### Instruction
Say how many lines of the listing below contain "this", giving the number and nothing else.

--- Begin Extracted information ---

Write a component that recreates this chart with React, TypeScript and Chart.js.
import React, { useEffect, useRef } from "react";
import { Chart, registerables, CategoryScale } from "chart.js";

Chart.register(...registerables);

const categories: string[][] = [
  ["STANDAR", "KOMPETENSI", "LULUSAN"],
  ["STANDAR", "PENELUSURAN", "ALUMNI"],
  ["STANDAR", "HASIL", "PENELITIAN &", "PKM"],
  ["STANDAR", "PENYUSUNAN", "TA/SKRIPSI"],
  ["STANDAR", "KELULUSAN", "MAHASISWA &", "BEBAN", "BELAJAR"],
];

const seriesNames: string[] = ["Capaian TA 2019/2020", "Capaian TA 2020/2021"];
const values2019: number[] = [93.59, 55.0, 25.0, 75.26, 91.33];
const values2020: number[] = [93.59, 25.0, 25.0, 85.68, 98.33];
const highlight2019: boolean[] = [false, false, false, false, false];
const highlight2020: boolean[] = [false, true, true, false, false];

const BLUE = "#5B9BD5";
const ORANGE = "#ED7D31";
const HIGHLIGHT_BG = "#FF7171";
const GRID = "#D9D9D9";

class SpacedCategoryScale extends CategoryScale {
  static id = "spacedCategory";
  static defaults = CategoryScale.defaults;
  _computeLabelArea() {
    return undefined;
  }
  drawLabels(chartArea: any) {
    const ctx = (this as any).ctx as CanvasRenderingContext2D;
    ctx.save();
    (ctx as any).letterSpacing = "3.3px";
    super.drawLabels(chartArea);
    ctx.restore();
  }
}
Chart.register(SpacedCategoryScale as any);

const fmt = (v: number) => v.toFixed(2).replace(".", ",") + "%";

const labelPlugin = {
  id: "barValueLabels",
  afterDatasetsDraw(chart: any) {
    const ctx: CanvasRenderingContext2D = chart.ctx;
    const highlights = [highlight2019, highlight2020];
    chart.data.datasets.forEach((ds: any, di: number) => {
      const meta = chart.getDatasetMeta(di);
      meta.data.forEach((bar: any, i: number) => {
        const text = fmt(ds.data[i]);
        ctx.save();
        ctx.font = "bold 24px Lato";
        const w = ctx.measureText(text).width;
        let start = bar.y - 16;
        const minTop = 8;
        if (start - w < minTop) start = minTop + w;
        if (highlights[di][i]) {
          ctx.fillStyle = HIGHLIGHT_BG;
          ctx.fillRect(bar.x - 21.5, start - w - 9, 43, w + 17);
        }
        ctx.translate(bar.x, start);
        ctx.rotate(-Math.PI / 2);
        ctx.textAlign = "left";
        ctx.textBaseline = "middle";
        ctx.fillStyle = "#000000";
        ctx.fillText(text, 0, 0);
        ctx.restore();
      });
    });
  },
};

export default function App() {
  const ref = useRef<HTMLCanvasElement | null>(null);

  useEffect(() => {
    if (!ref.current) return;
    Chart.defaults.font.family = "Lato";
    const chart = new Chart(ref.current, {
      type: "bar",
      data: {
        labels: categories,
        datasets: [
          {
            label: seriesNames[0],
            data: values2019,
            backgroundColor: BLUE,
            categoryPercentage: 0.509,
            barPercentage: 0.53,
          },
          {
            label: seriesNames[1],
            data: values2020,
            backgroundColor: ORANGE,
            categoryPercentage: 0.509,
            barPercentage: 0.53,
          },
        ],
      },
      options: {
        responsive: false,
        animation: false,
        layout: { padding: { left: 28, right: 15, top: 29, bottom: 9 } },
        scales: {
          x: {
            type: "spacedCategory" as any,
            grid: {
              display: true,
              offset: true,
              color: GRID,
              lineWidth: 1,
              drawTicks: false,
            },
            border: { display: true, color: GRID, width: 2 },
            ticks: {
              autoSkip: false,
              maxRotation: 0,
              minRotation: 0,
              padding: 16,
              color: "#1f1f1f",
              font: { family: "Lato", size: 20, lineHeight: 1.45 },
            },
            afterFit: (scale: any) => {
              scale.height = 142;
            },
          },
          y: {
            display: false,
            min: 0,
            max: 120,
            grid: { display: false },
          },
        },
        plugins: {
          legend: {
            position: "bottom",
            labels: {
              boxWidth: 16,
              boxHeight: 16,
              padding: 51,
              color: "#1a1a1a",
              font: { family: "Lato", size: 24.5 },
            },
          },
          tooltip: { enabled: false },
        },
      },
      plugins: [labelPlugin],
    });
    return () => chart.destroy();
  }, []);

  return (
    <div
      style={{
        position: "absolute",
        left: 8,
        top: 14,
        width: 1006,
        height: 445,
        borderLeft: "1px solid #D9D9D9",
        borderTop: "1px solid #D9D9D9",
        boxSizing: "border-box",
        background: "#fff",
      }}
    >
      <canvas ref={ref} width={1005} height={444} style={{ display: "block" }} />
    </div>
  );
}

--- End Extracted information ---
--- Begin Extracted information ---

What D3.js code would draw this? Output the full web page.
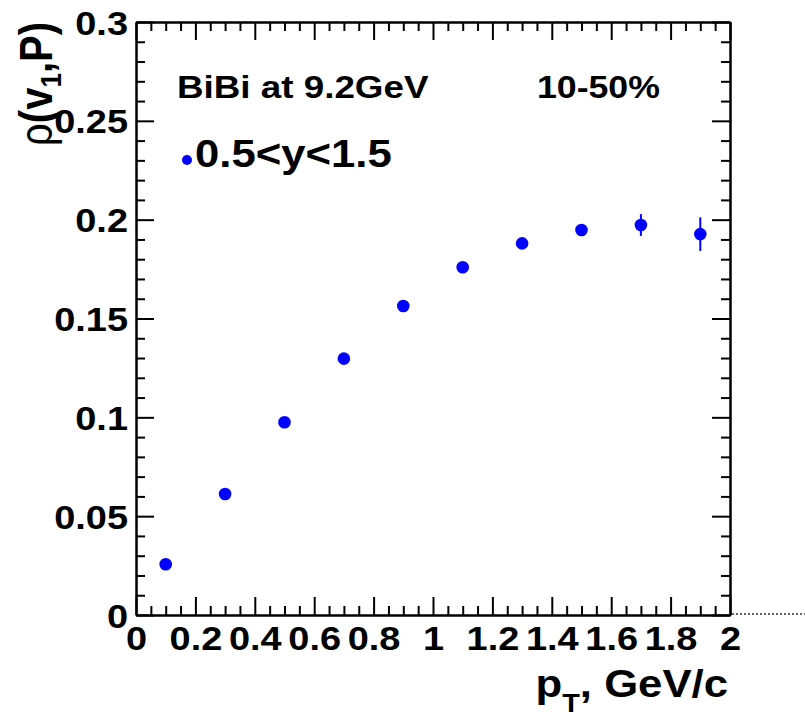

--- End Extracted information ---

### Result of the exercise
3